**** Available records ****

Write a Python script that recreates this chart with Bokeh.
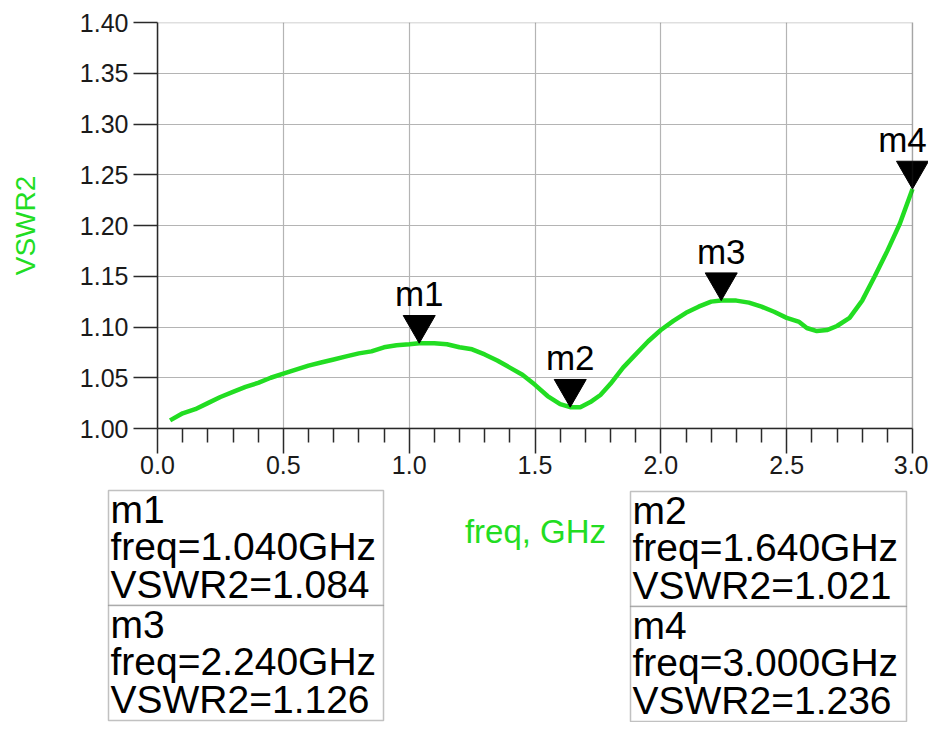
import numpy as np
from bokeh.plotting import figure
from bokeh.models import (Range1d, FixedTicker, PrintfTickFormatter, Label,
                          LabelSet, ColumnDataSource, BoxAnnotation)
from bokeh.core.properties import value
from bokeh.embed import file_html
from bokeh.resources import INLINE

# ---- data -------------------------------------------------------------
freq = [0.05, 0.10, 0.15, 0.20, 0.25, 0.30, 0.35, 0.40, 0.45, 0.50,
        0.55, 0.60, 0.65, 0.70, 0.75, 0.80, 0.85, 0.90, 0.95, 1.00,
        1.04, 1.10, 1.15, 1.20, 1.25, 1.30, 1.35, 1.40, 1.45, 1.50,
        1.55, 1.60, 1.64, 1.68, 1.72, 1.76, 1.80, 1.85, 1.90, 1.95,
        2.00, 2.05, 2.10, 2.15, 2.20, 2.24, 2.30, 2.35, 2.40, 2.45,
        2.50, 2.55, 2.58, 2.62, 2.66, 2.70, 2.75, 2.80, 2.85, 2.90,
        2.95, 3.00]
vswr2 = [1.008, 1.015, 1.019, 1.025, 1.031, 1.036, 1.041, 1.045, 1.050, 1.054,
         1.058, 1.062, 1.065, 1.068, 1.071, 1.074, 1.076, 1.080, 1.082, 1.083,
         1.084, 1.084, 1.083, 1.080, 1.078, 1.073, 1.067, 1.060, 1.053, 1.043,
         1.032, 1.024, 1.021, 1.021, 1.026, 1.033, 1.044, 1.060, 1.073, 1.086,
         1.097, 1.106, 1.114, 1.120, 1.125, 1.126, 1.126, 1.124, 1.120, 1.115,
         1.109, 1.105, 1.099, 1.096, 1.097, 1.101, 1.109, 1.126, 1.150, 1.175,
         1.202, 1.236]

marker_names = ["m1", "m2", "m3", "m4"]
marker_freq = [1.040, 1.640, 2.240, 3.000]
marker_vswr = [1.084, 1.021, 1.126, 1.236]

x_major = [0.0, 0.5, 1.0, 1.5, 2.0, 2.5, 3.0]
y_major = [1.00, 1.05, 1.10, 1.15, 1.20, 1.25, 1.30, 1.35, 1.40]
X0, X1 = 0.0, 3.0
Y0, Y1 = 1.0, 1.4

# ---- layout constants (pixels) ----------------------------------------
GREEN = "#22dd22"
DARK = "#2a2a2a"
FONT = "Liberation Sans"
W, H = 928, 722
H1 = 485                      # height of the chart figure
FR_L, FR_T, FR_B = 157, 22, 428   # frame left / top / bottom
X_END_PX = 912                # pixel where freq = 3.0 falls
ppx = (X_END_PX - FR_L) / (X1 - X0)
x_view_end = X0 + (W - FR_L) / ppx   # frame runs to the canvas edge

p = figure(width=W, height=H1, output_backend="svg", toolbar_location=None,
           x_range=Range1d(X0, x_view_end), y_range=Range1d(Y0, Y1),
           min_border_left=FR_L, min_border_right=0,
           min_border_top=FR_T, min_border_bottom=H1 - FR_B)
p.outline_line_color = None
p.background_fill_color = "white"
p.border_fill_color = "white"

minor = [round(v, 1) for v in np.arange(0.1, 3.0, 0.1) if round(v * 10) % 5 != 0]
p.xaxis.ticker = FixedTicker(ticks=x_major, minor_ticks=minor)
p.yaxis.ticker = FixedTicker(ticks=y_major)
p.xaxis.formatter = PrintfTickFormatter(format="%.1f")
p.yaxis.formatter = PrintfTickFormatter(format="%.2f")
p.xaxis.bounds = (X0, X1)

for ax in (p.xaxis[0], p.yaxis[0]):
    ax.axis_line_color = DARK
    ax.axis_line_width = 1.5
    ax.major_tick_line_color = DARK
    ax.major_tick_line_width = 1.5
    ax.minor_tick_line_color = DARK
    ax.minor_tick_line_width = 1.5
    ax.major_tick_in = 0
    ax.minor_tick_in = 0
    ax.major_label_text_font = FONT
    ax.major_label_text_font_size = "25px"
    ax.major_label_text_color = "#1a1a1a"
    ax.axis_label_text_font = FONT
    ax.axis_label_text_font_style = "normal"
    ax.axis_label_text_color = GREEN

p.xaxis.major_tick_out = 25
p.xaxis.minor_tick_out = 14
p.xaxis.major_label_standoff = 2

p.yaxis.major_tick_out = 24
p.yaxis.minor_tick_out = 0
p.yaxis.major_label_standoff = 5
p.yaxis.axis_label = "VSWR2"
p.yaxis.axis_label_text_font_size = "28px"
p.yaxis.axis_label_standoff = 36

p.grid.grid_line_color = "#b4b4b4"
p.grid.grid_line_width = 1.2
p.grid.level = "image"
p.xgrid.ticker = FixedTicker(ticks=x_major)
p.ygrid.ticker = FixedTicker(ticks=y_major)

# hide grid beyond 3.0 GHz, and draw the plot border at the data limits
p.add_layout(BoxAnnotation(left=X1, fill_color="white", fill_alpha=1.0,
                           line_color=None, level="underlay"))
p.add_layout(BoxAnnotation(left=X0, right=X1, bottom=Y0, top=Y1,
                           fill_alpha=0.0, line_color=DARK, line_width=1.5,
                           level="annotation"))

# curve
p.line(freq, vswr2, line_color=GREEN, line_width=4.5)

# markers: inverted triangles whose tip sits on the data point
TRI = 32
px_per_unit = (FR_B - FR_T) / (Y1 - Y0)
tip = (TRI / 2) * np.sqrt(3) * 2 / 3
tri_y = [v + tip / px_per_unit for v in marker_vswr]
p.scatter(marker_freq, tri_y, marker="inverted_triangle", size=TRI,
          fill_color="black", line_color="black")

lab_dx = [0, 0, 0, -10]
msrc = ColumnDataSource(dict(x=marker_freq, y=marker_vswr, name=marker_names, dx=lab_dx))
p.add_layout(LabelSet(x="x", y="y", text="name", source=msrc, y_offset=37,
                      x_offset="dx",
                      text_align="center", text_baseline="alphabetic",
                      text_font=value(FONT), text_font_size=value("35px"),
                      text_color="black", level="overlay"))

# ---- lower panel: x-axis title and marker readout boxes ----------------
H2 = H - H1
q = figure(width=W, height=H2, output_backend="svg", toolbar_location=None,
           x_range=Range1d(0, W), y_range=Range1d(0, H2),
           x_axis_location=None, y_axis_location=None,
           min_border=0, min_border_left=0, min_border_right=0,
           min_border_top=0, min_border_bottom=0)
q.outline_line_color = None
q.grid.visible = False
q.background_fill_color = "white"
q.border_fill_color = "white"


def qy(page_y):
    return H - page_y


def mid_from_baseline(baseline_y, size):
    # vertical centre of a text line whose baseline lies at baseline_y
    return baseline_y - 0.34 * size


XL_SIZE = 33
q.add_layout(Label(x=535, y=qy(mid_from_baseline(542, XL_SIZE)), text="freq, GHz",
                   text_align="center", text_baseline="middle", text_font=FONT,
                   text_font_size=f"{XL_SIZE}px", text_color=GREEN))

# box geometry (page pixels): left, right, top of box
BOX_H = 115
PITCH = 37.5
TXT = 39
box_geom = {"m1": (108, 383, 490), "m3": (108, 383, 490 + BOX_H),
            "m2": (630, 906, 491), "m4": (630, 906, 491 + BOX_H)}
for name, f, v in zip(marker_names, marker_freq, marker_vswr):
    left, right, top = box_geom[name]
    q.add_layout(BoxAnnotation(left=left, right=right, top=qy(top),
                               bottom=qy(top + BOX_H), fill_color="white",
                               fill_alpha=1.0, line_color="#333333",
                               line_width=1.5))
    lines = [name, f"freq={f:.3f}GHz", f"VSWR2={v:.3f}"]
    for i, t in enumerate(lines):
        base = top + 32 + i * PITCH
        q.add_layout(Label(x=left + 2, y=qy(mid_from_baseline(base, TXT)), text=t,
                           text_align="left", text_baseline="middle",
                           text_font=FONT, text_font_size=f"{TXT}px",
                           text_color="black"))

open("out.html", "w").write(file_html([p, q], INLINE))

****
**** Available records ****

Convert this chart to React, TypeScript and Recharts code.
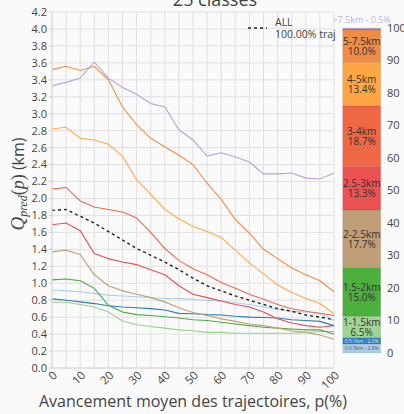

****
**** Available records ****

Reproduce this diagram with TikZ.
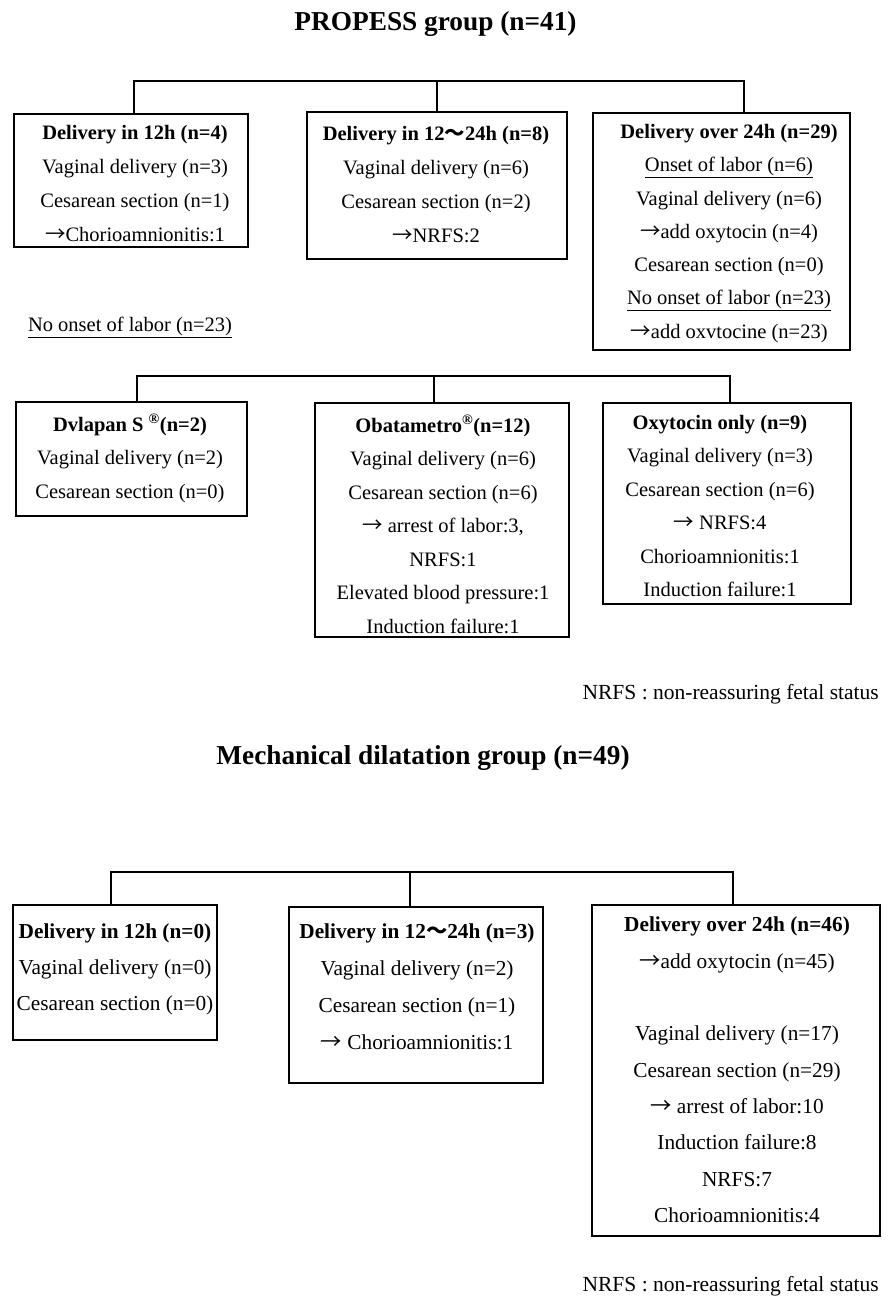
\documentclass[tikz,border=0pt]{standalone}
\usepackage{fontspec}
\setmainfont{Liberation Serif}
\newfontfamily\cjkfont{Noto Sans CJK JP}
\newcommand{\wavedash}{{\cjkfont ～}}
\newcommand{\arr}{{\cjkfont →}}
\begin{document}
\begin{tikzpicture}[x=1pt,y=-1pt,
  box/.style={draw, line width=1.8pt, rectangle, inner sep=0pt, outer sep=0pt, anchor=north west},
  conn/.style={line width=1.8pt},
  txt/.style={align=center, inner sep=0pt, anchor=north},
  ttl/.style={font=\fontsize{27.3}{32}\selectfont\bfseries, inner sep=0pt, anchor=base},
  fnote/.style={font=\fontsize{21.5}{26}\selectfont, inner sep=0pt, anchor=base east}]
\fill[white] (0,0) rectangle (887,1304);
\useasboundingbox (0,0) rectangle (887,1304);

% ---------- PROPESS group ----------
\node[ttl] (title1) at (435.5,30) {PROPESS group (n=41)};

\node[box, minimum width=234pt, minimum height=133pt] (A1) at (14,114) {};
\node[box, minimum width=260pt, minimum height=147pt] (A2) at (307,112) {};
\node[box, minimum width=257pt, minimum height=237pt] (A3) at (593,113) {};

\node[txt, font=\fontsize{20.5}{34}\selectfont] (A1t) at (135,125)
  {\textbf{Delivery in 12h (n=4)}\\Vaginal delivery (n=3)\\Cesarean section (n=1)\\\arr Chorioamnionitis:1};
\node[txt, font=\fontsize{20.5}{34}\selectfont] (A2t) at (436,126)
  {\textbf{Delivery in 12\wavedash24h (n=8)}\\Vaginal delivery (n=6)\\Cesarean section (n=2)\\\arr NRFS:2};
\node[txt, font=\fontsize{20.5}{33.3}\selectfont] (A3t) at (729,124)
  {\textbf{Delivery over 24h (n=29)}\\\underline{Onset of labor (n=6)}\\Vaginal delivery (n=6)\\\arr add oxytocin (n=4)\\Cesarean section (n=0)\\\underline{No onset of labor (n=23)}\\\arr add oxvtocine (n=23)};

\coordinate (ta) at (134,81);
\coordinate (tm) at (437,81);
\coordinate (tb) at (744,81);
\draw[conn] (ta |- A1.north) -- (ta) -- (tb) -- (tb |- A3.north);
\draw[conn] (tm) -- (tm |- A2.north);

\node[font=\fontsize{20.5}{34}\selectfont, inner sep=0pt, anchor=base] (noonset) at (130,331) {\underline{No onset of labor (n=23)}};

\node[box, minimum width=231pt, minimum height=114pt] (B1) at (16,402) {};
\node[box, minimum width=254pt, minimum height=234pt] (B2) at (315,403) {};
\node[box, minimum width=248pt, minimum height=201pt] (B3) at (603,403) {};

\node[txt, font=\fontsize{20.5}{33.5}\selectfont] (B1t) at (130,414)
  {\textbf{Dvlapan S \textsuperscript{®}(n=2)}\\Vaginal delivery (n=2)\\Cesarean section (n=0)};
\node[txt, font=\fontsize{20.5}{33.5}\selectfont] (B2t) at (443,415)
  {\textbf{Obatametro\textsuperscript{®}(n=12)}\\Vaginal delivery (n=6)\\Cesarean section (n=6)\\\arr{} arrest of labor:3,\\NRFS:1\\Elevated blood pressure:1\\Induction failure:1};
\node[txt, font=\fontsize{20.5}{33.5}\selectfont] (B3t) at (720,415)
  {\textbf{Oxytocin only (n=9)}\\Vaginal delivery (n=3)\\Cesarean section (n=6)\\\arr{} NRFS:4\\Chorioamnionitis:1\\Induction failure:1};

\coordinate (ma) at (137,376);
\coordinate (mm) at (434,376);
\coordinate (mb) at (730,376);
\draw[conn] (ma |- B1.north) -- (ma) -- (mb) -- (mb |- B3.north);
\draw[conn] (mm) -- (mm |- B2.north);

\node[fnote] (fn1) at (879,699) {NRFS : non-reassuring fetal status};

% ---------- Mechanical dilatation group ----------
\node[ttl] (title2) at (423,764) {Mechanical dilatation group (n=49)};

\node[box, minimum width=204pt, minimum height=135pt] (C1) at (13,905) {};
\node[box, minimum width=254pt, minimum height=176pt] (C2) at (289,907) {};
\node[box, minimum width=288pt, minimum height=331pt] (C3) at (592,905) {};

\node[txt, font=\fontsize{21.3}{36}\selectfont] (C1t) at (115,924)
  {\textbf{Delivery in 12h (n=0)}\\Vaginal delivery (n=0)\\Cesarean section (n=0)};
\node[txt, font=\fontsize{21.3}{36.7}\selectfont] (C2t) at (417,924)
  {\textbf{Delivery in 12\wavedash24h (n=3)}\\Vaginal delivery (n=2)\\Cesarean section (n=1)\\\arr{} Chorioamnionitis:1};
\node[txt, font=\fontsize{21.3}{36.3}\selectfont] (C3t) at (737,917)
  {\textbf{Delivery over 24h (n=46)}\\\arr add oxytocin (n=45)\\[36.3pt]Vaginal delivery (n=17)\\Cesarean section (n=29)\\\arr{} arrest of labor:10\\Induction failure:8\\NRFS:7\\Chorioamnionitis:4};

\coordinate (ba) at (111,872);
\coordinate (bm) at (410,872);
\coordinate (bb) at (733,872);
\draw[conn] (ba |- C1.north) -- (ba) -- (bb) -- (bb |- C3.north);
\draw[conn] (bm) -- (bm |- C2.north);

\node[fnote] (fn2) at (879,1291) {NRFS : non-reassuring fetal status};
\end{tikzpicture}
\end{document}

****

### Task to carry out:
Using the entries above, extract exactly the lines from the one that contains "Write a Python" through the one that contains "from bokeh.resources import INLINE". Do not carry over any pictures.

### Solution for this exercise:
Write a Python script that recreates this chart with Bokeh.
import numpy as np
from bokeh.plotting import figure
from bokeh.models import (Range1d, FixedTicker, PrintfTickFormatter, Label,
                          LabelSet, ColumnDataSource, BoxAnnotation)
from bokeh.core.properties import value
from bokeh.embed import file_html
from bokeh.resources import INLINE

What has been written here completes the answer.